Heres another one.  Any ideas what the curling leaves are?  They are in Pro mix soild with some perlite.  They have been budding about three weeks and have been curl since I put her into flower.  Im not sure on ph, does it look like a ph problem?


----------



## purplephazes (Apr 18, 2009)

i think you over nuted ! whats the mix ! whats npk levels at for flower ! root bound ? tap water ? total npk overall ? mixed at 1quarter strength


----------



## BuddyLuv (Apr 18, 2009)

Looks like a lock out to me bud. I would get a reading from your run off and get the pH under control. The spider mite pic is just that, they are like vampires and will suck all the nutriential value from the leaf. Get some Avid and use it in your veg room and get that flower room clean. I was so amazed by the increase in yield and health of my plants after finally eradicating those little buggers.


----------



## maineharvest (Apr 18, 2009)

Yeah this one still has a couple mites still on her.  I sprayed her tonight with some more neem oil.  It seems to working really good cause most of the mites are dead.  

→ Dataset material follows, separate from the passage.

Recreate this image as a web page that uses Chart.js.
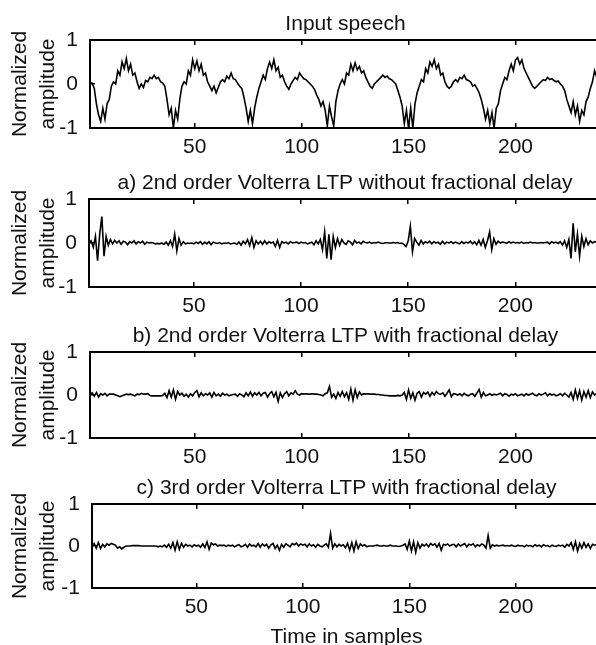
<!DOCTYPE html>
<html>
<head>
<meta charset="utf-8">
<script src="https://cdn.jsdelivr.net/npm/chart.js@4.4.1/dist/chart.umd.min.js"></script>
<style>
html, body { margin: 0; padding: 0; background: #fff; overflow: hidden; width: 596px; height: 645px; }
canvas { position: absolute; left: 0; }
</style>
</head>
<body>
<canvas id="c0"></canvas>
<canvas id="c1"></canvas>
<canvas id="c2"></canvas>
<canvas id="c3"></canvas>
<script>
// values, one per sample (1..240)
const speech = [
  0.02, 0.02, -0.1, -0.45, -0.7, -0.85, -0.55, -0.8, -0.45, -0.35,
  -0.05, 0.05, 0.0, 0.3, 0.2, 0.5, 0.35, 0.58, 0.3, 0.45,
  0.2, 0.25, 0.05, -0.1, 0.0, -0.08, 0.08, 0.05, 0.15, 0.12,
  0.2, 0.12, 0.15, 0.05, 0.02, -0.05, -0.35, -0.7, -0.55, -1.0,
  -0.6, -0.8, -0.35, -0.05, 0.05, 0.0, 0.3, 0.2, 0.55, 0.35,
  0.52, 0.3, 0.45, 0.2, 0.25, 0.05, -0.05, -0.15, -0.05, -0.2,
  -0.08, 0.05, 0.1, 0.05, 0.18, 0.12, 0.25, 0.12, 0.1, 0.02,
  -0.05, -0.1, -0.3, -0.55, -0.85, -0.6, -0.9, -0.55, -0.3, -0.1,
  0.05, 0.2, 0.1, 0.35, 0.5, 0.35, 0.55, 0.3, 0.38, 0.15,
  0.2, 0.05, -0.05, -0.12, 0.0, 0.08, 0.15, 0.1, 0.25, 0.18,
  0.12, 0.1, 0.05, 0.0, -0.05, -0.12, -0.25, -0.35, -0.5, -0.4,
  -0.6, -0.95, -0.5, -0.75, -0.95, -0.4, -0.15, 0.0, 0.1, 0.0,
  0.25, 0.2, 0.45, 0.3, 0.48, 0.32, 0.4, 0.25, 0.3, 0.15,
  0.05, -0.05, -0.1, 0.0, 0.05, 0.1, 0.15, 0.2, 0.15, 0.18,
  0.12, 0.1, 0.05, 0.0, -0.15, -0.3, -0.5, -0.9, -0.6, -1.0,
  -0.55, -1.0, -0.45, -0.2, -0.05, 0.1, 0.05, 0.35, 0.25, 0.5,
  0.4, 0.55, 0.35, 0.45, 0.2, 0.25, 0.05, -0.05, -0.1, -0.05,
  0.05, 0.1, 0.05, 0.15, 0.12, 0.2, 0.1, 0.08, 0.05, -0.05,
  -0.02, -0.1, -0.2, -0.35, -0.55, -0.8, -0.6, -0.9, -0.65, -1.0,
  -0.55, -0.45, -0.15, 0.0, 0.15, 0.1, 0.3, 0.45, 0.3, 0.55,
  0.6, 0.45, 0.55, 0.35, 0.25, 0.15, 0.05, -0.05, -0.1, -0.05,
  0.0, 0.05, 0.1, 0.08, 0.15, 0.1, 0.12, 0.08, 0.05, 0.07,
  0.0, -0.05, -0.15, -0.35, -0.5, -0.65, -0.4, -0.7, -0.5, -0.85,
  -0.6, -0.7, -0.4, -0.3, -0.1, 0.05, 0.3, 0.15, 0.45, 0.6
];

const residualA = [
  0.0, 0.05, -0.1, 0.15, -0.4, 0.2, 0.6, -0.3, 0.15, -0.05,
  0.08, -0.02, 0.06, 0.0, 0.05, -0.03, 0.04, 0.02, -0.04, 0.03,
  0.0, 0.05, -0.02, 0.03, 0.0, 0.04, -0.03, 0.02, 0.0, 0.01,
  0.0, -0.02, -0.01, -0.02, 0.0, -0.03, 0.02, -0.05, 0.05, -0.08,
  0.2, -0.18, 0.1, -0.05, 0.03, -0.02, 0.0, -0.01, 0.0, -0.02,
  0.02, -0.01, 0.03, -0.03, 0.02, -0.02, 0.03, -0.04, 0.02, 0.0,
  -0.01, 0.01, -0.02, 0.0, -0.01, 0.01, -0.02, -0.01, 0.0, -0.03,
  0.02, -0.05, 0.04, -0.02, 0.08, -0.06, 0.12, -0.1, 0.05, -0.02,
  0.04, -0.03, 0.05, -0.02, 0.03, 0.0, 0.02, -0.08, 0.06, -0.1,
  0.03, 0.0, 0.02, -0.02, 0.03, 0.0, 0.01, 0.02, -0.01, 0.02,
  0.0, 0.01, -0.02, 0.0, 0.02, -0.04, 0.05, -0.02, 0.08, -0.15,
  0.25, -0.35, 0.2, -0.38, 0.15, -0.1, 0.1, -0.05, 0.08, 0.0,
  -0.03, 0.05, 0.02, -0.04, 0.06, 0.0, 0.02, -0.02, 0.04, 0.01,
  0.0, 0.02, -0.01, 0.01, 0.0, 0.02, 0.0, -0.01, 0.0, 0.01,
  0.0, 0.0, 0.01, 0.0, 0.01, -0.01, 0.0, -0.03, -0.08, 0.05,
  0.38, -0.2, 0.1, 0.02, -0.05, 0.06, -0.02, 0.03, 0.0, 0.04,
  -0.02, 0.03, 0.0, 0.02, -0.03, 0.04, -0.02, 0.02, 0.0, 0.03,
  -0.01, 0.02, 0.0, -0.02, 0.03, -0.01, 0.02, 0.0, 0.04, -0.02,
  0.03, -0.04, 0.06, -0.05, 0.08, -0.1, 0.05, 0.25, -0.15, 0.1,
  -0.03, 0.04, 0.0, 0.02, 0.01, -0.01, 0.03, 0.0, 0.02, 0.0,
  0.01, 0.0, 0.02, -0.01, 0.01, 0.0, 0.02, 0.0, 0.01, 0.0,
  0.0, 0.01, 0.0, 0.01, 0.02, -0.02, 0.03, 0.0, 0.02, -0.01,
  0.03, -0.05, 0.05, -0.1, 0.08, -0.35, 0.45, -0.2, 0.2, -0.3,
  0.15, -0.08, 0.1, -0.04, 0.05, 0.0, 0.03, 0.02, 0.05, 0.03
];

const residualB = [
  0.0, 0.05, -0.03, 0.06, -0.05, 0.03, 0.0, 0.04, -0.02, 0.02,
  0.02, 0.02, 0.0, -0.02, -0.04, -0.02, 0.0, 0.02, 0.01, 0.02,
  0.0, -0.02, 0.02, 0.01, 0.04, 0.02, 0.02, 0.03, -0.01, -0.02,
  -0.02, -0.02, -0.02, -0.02, -0.01, 0.04, -0.06, 0.1, -0.05, 0.12,
  -0.1, 0.08, 0.0, 0.04, -0.03, 0.02, -0.05, 0.03, -0.02, 0.06,
  0.1, -0.04, 0.05, -0.02, 0.03, 0.0, 0.05, -0.05, 0.06, -0.02,
  0.02, -0.03, 0.04, 0.0, 0.02, -0.02, 0.0, 0.01, 0.02, -0.03,
  0.03, 0.0, -0.04, 0.05, -0.02, 0.07, -0.03, 0.05, 0.0, 0.06,
  -0.02, 0.04, 0.06, -0.05, 0.03, 0.08, -0.04, 0.06, -0.15, 0.05,
  -0.06, 0.03, 0.08, -0.02, 0.05, 0.02, 0.1, 0.02, 0.0, 0.03,
  0.02, 0.03, 0.02, 0.02, 0.03, 0.02, 0.02, 0.01, 0.0, -0.02,
  0.03, 0.05, 0.2, -0.05, 0.02, -0.08, 0.06, -0.03, 0.08, -0.04,
  0.05, -0.1, 0.14, -0.12, 0.12, -0.06, 0.07, 0.0, 0.03, 0.02,
  0.03, 0.02, 0.02, 0.02, 0.01, 0.01, 0.0, 0.0, -0.01, -0.01,
  -0.02, -0.02, -0.02, -0.02, -0.01, -0.02, 0.0, 0.06, -0.1, 0.12,
  -0.08, 0.05, -0.12, 0.04, 0.08, -0.05, 0.06, 0.02, 0.07, -0.03,
  0.06, 0.0, 0.08, 0.03, 0.02, 0.05, -0.03, 0.04, 0.12, -0.04,
  0.03, 0.02, 0.0, 0.03, -0.02, 0.04, 0.0, -0.02, 0.02, 0.03,
  -0.03, 0.05, 0.13, -0.05, 0.06, -0.02, 0.0, 0.03, -0.01, 0.02,
  0.0, 0.02, 0.04, -0.02, 0.03, 0.01, -0.03, 0.02, 0.0, 0.03,
  -0.02, 0.0, 0.02, -0.02, 0.03, 0.0, 0.02, 0.04, 0.0, -0.02,
  0.03, 0.0, 0.02, 0.05, -0.02, 0.03, 0.0, 0.02, -0.02, 0.0,
  0.03, -0.02, 0.04, 0.0, -0.05, 0.06, -0.1, 0.12, -0.08, 0.1,
  -0.12, 0.08, -0.05, 0.1, -0.06, 0.07, 0.0, 0.03, 0.05, 0.03
];

const residualC = [
  0.0, 0.06, -0.05, 0.08, -0.06, 0.04, -0.02, 0.05, 0.02, 0.06,
  0.04, 0.02, -0.05, -0.02, -0.07, -0.03, 0.0, 0.0, 0.0, 0.01,
  0.01, 0.01, 0.01, 0.0, 0.0, 0.0, 0.0, 0.0, 0.0, 0.0,
  0.0, -0.02, 0.0, -0.02, 0.02, -0.03, 0.04, -0.05, 0.08, -0.1,
  0.1, -0.08, 0.06, -0.03, 0.04, 0.0, 0.02, -0.02, 0.03, 0.0,
  0.02, -0.03, 0.05, -0.04, 0.1, -0.08, 0.07, 0.03, 0.05, 0.0,
  0.02, 0.01, 0.02, -0.01, 0.02, 0.0, 0.02, -0.02, 0.01, 0.03,
  -0.02, 0.0, 0.04, -0.03, 0.05, 0.0, 0.02, -0.02, 0.06, -0.03,
  0.05, 0.0, 0.04, -0.05, 0.03, 0.06, -0.06, 0.02, -0.1, 0.04,
  -0.03, 0.05, 0.02, -0.02, 0.06, 0.03, 0.07, 0.0, 0.05, 0.02,
  0.04, -0.02, 0.05, 0.0, 0.03, -0.03, 0.04, 0.0, -0.02, 0.02,
  0.05, -0.03, 0.3, -0.05, 0.05, -0.02, 0.04, 0.0, 0.03, -0.04,
  0.06, -0.1, 0.08, -0.12, 0.1, -0.06, 0.05, 0.0, 0.03, -0.02,
  0.0, 0.0, 0.0, 0.01, 0.02, 0.0, 0.0, 0.01, 0.0, 0.0,
  0.02, 0.0, 0.0, 0.0, -0.01, 0.0, 0.02, 0.05, -0.08, 0.12,
  -0.12, 0.1, -0.15, 0.08, -0.05, 0.04, 0.0, 0.05, -0.02, 0.06,
  0.02, 0.05, -0.03, 0.06, -0.1, 0.04, 0.02, 0.05, 0.0, 0.03,
  0.04, -0.02, 0.05, 0.0, 0.03, 0.06, -0.02, 0.04, 0.02, 0.05,
  -0.02, 0.03, 0.0, 0.05, 0.02, -0.05, 0.25, -0.05, 0.03, 0.0,
  0.02, 0.0, 0.01, 0.02, 0.0, 0.01, 0.0, 0.02, 0.0, -0.01,
  0.02, 0.0, 0.01, -0.02, 0.02, 0.0, 0.01, -0.02, 0.03, 0.0,
  0.02, -0.02, 0.03, 0.0, 0.01, -0.02, 0.02, 0.0, -0.01, 0.02,
  0.0, 0.02, -0.03, 0.04, 0.0, 0.08, -0.08, 0.1, -0.12, 0.06,
  -0.05, 0.08, -0.03, 0.05, -0.06, 0.04, 0.02, 0.03, 0.05, 0.02
];

const panelTitles = [
  'Input speech',
  'a) 2nd order Volterra LTP without fractional delay',
  'b) 2nd order Volterra LTP with fractional delay',
  'c) 3rd order Volterra LTP with fractional delay'
];
const xTickValues = [50, 100, 150, 200];
const yTickValues = [-1, 0, 1];
const yAxisTitle = ['Normalized', 'amplitude'];
const xAxisTitle = 'Time in samples';

const FONT = "Arial, 'Liberation Sans', sans-serif";
const INK = '#111';
Chart.defaults.font.family = FONT;
Chart.defaults.color = INK;

// pixel box of each axes in the reference
const boxes = [
  { top: 40, bottom: 128, left: 90 },
  { top: 199, bottom: 287, left: 89 },
  { top: 352, bottom: 438, left: 90 },
  { top: 504, bottom: 588, left: 92 }
];

function tickGrid() {
    return { drawOnChartArea: false, drawTicks: true, tickLength: -5, color: '#000', lineWidth: 1.5 };
}

function makePanel(canvasId, values, title, box, withXTitle) {
    const canvas = document.getElementById(canvasId);
    const top = box.top - 32;
    const bottom = withXTitle ? 660 : box.bottom + 34;
    canvas.width = 601;
    canvas.height = bottom - top;
    canvas.style.top = top + 'px';

    const points = values.map((v, i) => ({ x: i + 1, y: v }));

    new Chart(canvas, {
        type: 'line',
        data: {
            datasets: [{
                data: points,
                borderColor: '#000',
                borderWidth: 1.6,
                pointRadius: 0,
                tension: 0,
                fill: false
            }]
        },
        options: {
            responsive: false,
            animation: false,
            events: [],
            layout: { padding: 0 },
            plugins: {
                legend: { display: false },
                tooltip: { enabled: false },
                title: {
                    display: true,
                    text: title,
                    fullSize: false,
                    color: INK,
                    font: { size: 21, weight: 'normal', lineHeight: 1.2 },
                    padding: { top: 4, bottom: 2.8 }
                }
            },
            scales: {
                x: {
                    type: 'linear',
                    position: 'bottom',
                    min: 1,
                    max: 240,
                    afterBuildTicks: s => { s.ticks = xTickValues.map(v => ({ value: v })); },
                    afterFit: s => { s.height = bottom - box.bottom; },
                    grid: tickGrid(),
                    border: { display: true, color: '#000', width: 2 },
                    ticks: { padding: 12, maxRotation: 0, color: INK, font: { size: 21 } },
                    title: {
                        display: withXTitle,
                        text: xAxisTitle,
                        color: INK,
                        font: { size: 21, lineHeight: 1.2 },
                        padding: { top: 0, bottom: 10 }
                    }
                },
                x2: {
                    type: 'linear',
                    position: 'top',
                    min: 1,
                    max: 240,
                    afterBuildTicks: s => { s.ticks = xTickValues.map(v => ({ value: v })); },
                    afterFit: s => { s.height = 0; },
                    grid: tickGrid(),
                    border: { display: true, color: '#000', width: 2 },
                    ticks: { display: false }
                },
                y: {
                    type: 'linear',
                    position: 'left',
                    min: -1,
                    max: 1,
                    afterBuildTicks: s => { s.ticks = yTickValues.map(v => ({ value: v })); },
                    afterFit: s => { s.width = box.left; },
                    grid: tickGrid(),
                    border: { display: true, color: '#000', width: 2 },
                    ticks: { padding: 17, color: INK, font: { size: 21 } },
                    title: {
                        display: true,
                        text: yAxisTitle,
                        color: INK,
                        font: { size: 21, lineHeight: 1.35 },
                        padding: { top: 6, bottom: 0 }
                    }
                }
            }
        }
    });
}

makePanel('c0', speech, panelTitles[0], boxes[0], false);
makePanel('c1', residualA, panelTitles[1], boxes[1], false);
makePanel('c2', residualB, panelTitles[2], boxes[2], false);
makePanel('c3', residualC, panelTitles[3], boxes[3], true);
</script>
</body>
</html>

Ive been feeding a fox farms trio and just hit it with a little more grow big cause its looking a little yellow for this early into budding.  It definitely isnt over fed.  I feed it about quarter strength and there is no sign of burning.


----------



## BuddyLuv (Apr 18, 2009)

Your pH might be too high for proper N uptake.


----------



## mojavemama (Apr 19, 2009)

I had aphids on my indoor-outdoor plants during veg. A carton of ladybugs took care of them immediately. Ladybugs also devour spider mites. Right now you can find Ladybugs in nurseries for about $7 per 100. They are hard workers and should clean up your plants beautifully and naturally.


----------